# [Exercise]
Return each line of the records with nothing changed, pictures excepted.

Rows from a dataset

--- START ---

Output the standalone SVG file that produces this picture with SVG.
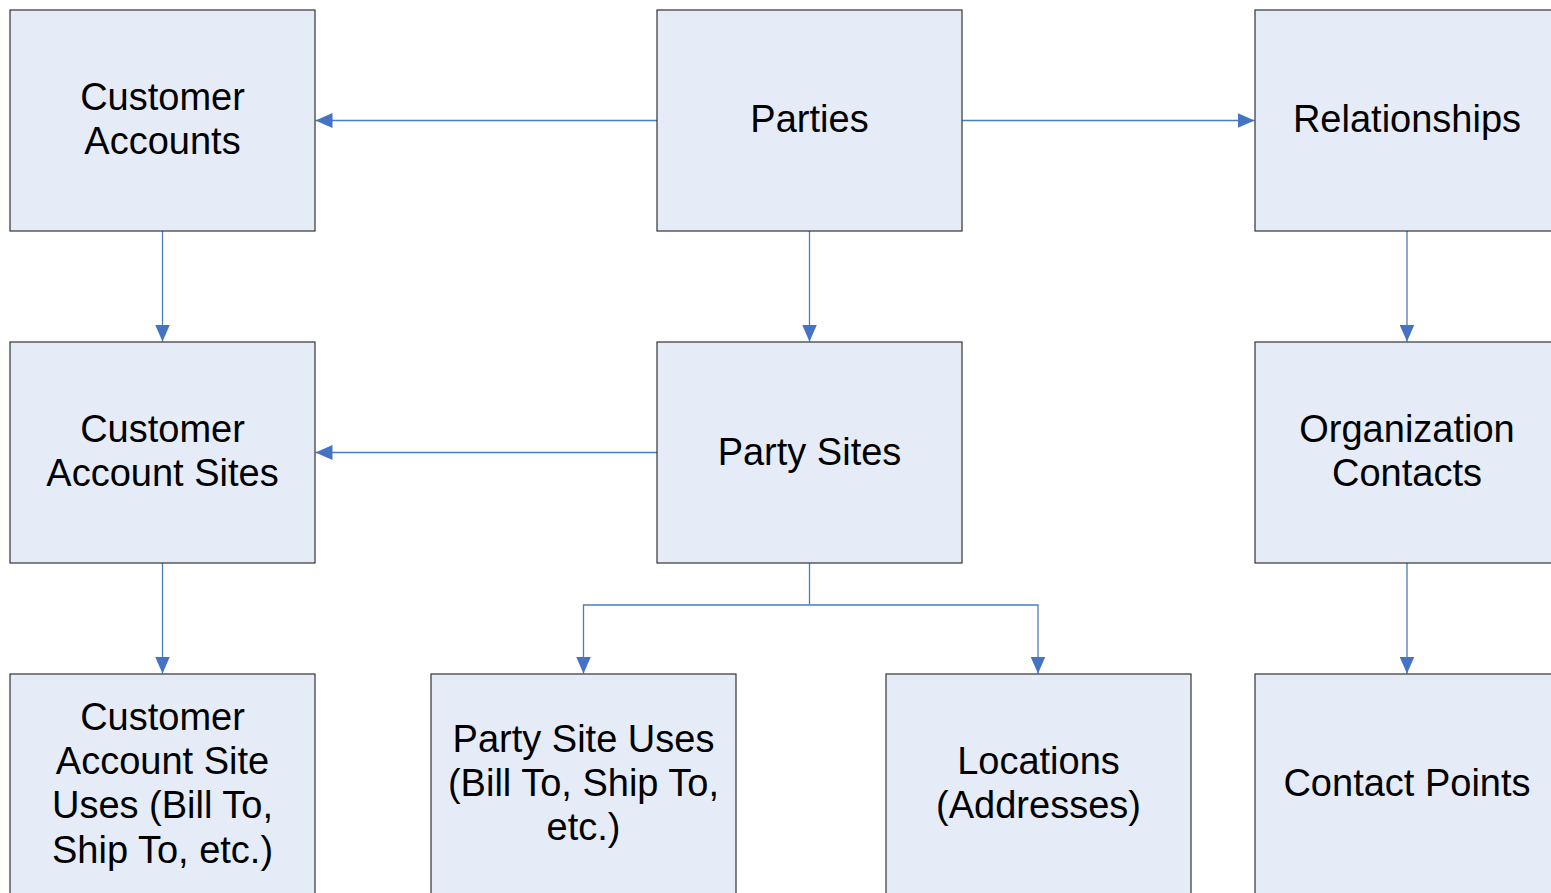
<svg xmlns="http://www.w3.org/2000/svg" width="1551" height="893" viewBox="0 0 1551 893">
<style>
.box{fill:#e6ecf7;stroke:#333;stroke-width:1.2}
.lbl{font-family:"Liberation Sans",Arial,sans-serif;font-size:38px;fill:#000;text-anchor:middle}
.con{fill:none;stroke:#4a7ebb;stroke-width:1.3;marker-end:url(#arr)}
.seg{fill:none;stroke:#4a7ebb;stroke-width:1.3}
</style>
<defs>
<marker id="arr" markerUnits="userSpaceOnUse" markerWidth="17" markerHeight="15" refX="17" refY="7.5" orient="auto">
<path d="M0,0 L17,7.5 L0,15 z" fill="#4472c4"/>
</marker>
</defs>
<rect width="1551" height="893" fill="#fff"/>
<g id="connectors">
<path class="con" d="M657,120.5 H315.5"/>
<path class="con" d="M962,120.5 H1254.5"/>
<path class="con" d="M162.5,231 V341.5"/>
<path class="con" d="M809.5,231 V341.5"/>
<path class="con" d="M1407,231 V341.5"/>
<path class="con" d="M657,452.5 H315.5"/>
<path class="con" d="M162.5,563 V673.5"/>
<path class="seg" d="M809.5,563 V605"/>
<path class="con" d="M809.5,605 H583.5 V673.5"/>
<path class="con" d="M809.5,605 H1038 V673.5"/>
<path class="con" d="M1407,563 V673.5"/>
</g>
<g id="customer-accounts"><rect class="box" x="10" y="10" width="305" height="221"/><text class="lbl"><tspan x="162.5" y="109.5">Customer</tspan><tspan x="162.5" y="153.5">Accounts</tspan></text></g>
<g id="parties"><rect class="box" x="657" y="10" width="305" height="221"/><text class="lbl" x="809.5" y="131.5">Parties</text></g>
<g id="relationships"><rect class="box" x="1255" y="10" width="305" height="221"/><text class="lbl" x="1407" y="131.5">Relationships</text></g>
<g id="customer-account-sites"><rect class="box" x="10" y="342" width="305" height="221"/><text class="lbl"><tspan x="162.5" y="441.5">Customer</tspan><tspan x="162.5" y="485.5">Account Sites</tspan></text></g>
<g id="party-sites"><rect class="box" x="657" y="342" width="305" height="221"/><text class="lbl" x="809.5" y="464.5">Party Sites</text></g>
<g id="organization-contacts"><rect class="box" x="1255" y="342" width="305" height="221"/><text class="lbl"><tspan x="1407" y="441.5">Organization</tspan><tspan x="1407" y="485.5">Contacts</tspan></text></g>
<g id="customer-account-site-uses"><rect class="box" x="10" y="674" width="305" height="221"/><text class="lbl"><tspan x="162.5" y="729.5">Customer</tspan><tspan x="162.5" y="773.5">Account Site</tspan><tspan x="162.5" y="817.5">Uses (Bill To,</tspan><tspan x="162.5" y="862.5">Ship To, etc.)</tspan></text></g>
<g id="party-site-uses"><rect class="box" x="431" y="674" width="305" height="221"/><text class="lbl"><tspan x="583.5" y="751.5">Party Site Uses</tspan><tspan x="583.5" y="795.5">(Bill To, Ship To,</tspan><tspan x="583.5" y="839.5">etc.)</tspan></text></g>
<g id="locations"><rect class="box" x="886" y="674" width="305" height="221"/><text class="lbl"><tspan x="1038.5" y="773.5">Locations</tspan><tspan x="1038.5" y="817.5">(Addresses)</tspan></text></g>
<g id="contact-points"><rect class="box" x="1255" y="674" width="305" height="221"/><text class="lbl" x="1407" y="795.5">Contact Points</text></g>
</svg>
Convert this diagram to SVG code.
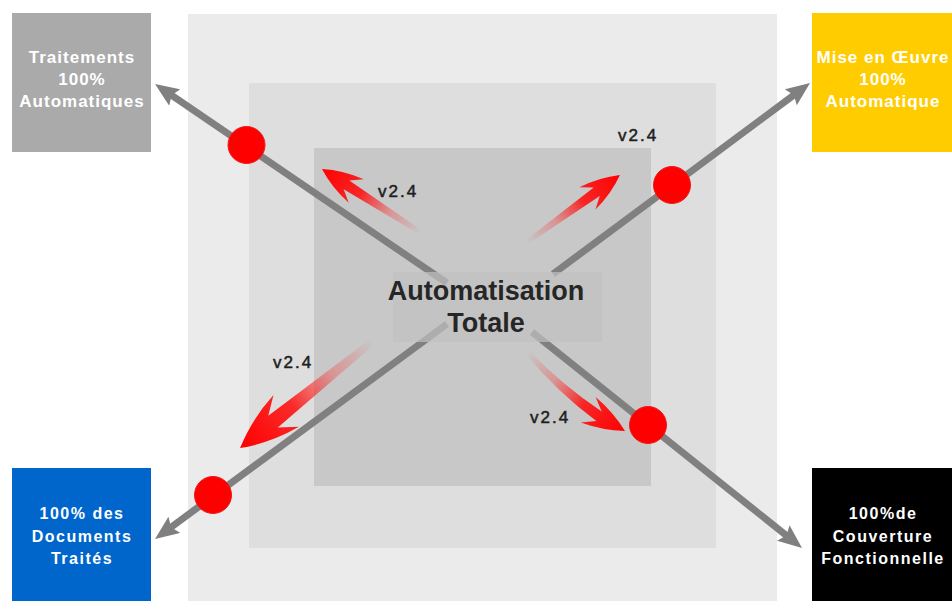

--- END ---

# [The answer]
Output the standalone SVG file that produces this picture with SVG.
<svg xmlns="http://www.w3.org/2000/svg" width="1551" height="893" viewBox="0 0 1551 893">
<style>
.box{fill:#e6ecf7;stroke:#333;stroke-width:1.2}
.lbl{font-family:"Liberation Sans",Arial,sans-serif;font-size:38px;fill:#000;text-anchor:middle}
.con{fill:none;stroke:#4a7ebb;stroke-width:1.3;marker-end:url(#arr)}
.seg{fill:none;stroke:#4a7ebb;stroke-width:1.3}
</style>
<defs>
<marker id="arr" markerUnits="userSpaceOnUse" markerWidth="17" markerHeight="15" refX="17" refY="7.5" orient="auto">
<path d="M0,0 L17,7.5 L0,15 z" fill="#4472c4"/>
</marker>
</defs>
<rect width="1551" height="893" fill="#fff"/>
<g id="connectors">
<path class="con" d="M657,120.5 H315.5"/>
<path class="con" d="M962,120.5 H1254.5"/>
<path class="con" d="M162.5,231 V341.5"/>
<path class="con" d="M809.5,231 V341.5"/>
<path class="con" d="M1407,231 V341.5"/>
<path class="con" d="M657,452.5 H315.5"/>
<path class="con" d="M162.5,563 V673.5"/>
<path class="seg" d="M809.5,563 V605"/>
<path class="con" d="M809.5,605 H583.5 V673.5"/>
<path class="con" d="M809.5,605 H1038 V673.5"/>
<path class="con" d="M1407,563 V673.5"/>
</g>
<g id="customer-accounts"><rect class="box" x="10" y="10" width="305" height="221"/><text class="lbl"><tspan x="162.5" y="109.5">Customer</tspan><tspan x="162.5" y="153.5">Accounts</tspan></text></g>
<g id="parties"><rect class="box" x="657" y="10" width="305" height="221"/><text class="lbl" x="809.5" y="131.5">Parties</text></g>
<g id="relationships"><rect class="box" x="1255" y="10" width="305" height="221"/><text class="lbl" x="1407" y="131.5">Relationships</text></g>
<g id="customer-account-sites"><rect class="box" x="10" y="342" width="305" height="221"/><text class="lbl"><tspan x="162.5" y="441.5">Customer</tspan><tspan x="162.5" y="485.5">Account Sites</tspan></text></g>
<g id="party-sites"><rect class="box" x="657" y="342" width="305" height="221"/><text class="lbl" x="809.5" y="464.5">Party Sites</text></g>
<g id="organization-contacts"><rect class="box" x="1255" y="342" width="305" height="221"/><text class="lbl"><tspan x="1407" y="441.5">Organization</tspan><tspan x="1407" y="485.5">Contacts</tspan></text></g>
<g id="customer-account-site-uses"><rect class="box" x="10" y="674" width="305" height="221"/><text class="lbl"><tspan x="162.5" y="729.5">Customer</tspan><tspan x="162.5" y="773.5">Account Site</tspan><tspan x="162.5" y="817.5">Uses (Bill To,</tspan><tspan x="162.5" y="862.5">Ship To, etc.)</tspan></text></g>
<g id="party-site-uses"><rect class="box" x="431" y="674" width="305" height="221"/><text class="lbl"><tspan x="583.5" y="751.5">Party Site Uses</tspan><tspan x="583.5" y="795.5">(Bill To, Ship To,</tspan><tspan x="583.5" y="839.5">etc.)</tspan></text></g>
<g id="locations"><rect class="box" x="886" y="674" width="305" height="221"/><text class="lbl"><tspan x="1038.5" y="773.5">Locations</tspan><tspan x="1038.5" y="817.5">(Addresses)</tspan></text></g>
<g id="contact-points"><rect class="box" x="1255" y="674" width="305" height="221"/><text class="lbl" x="1407" y="795.5">Contact Points</text></g>
</svg>
Convert this diagram to SVG code.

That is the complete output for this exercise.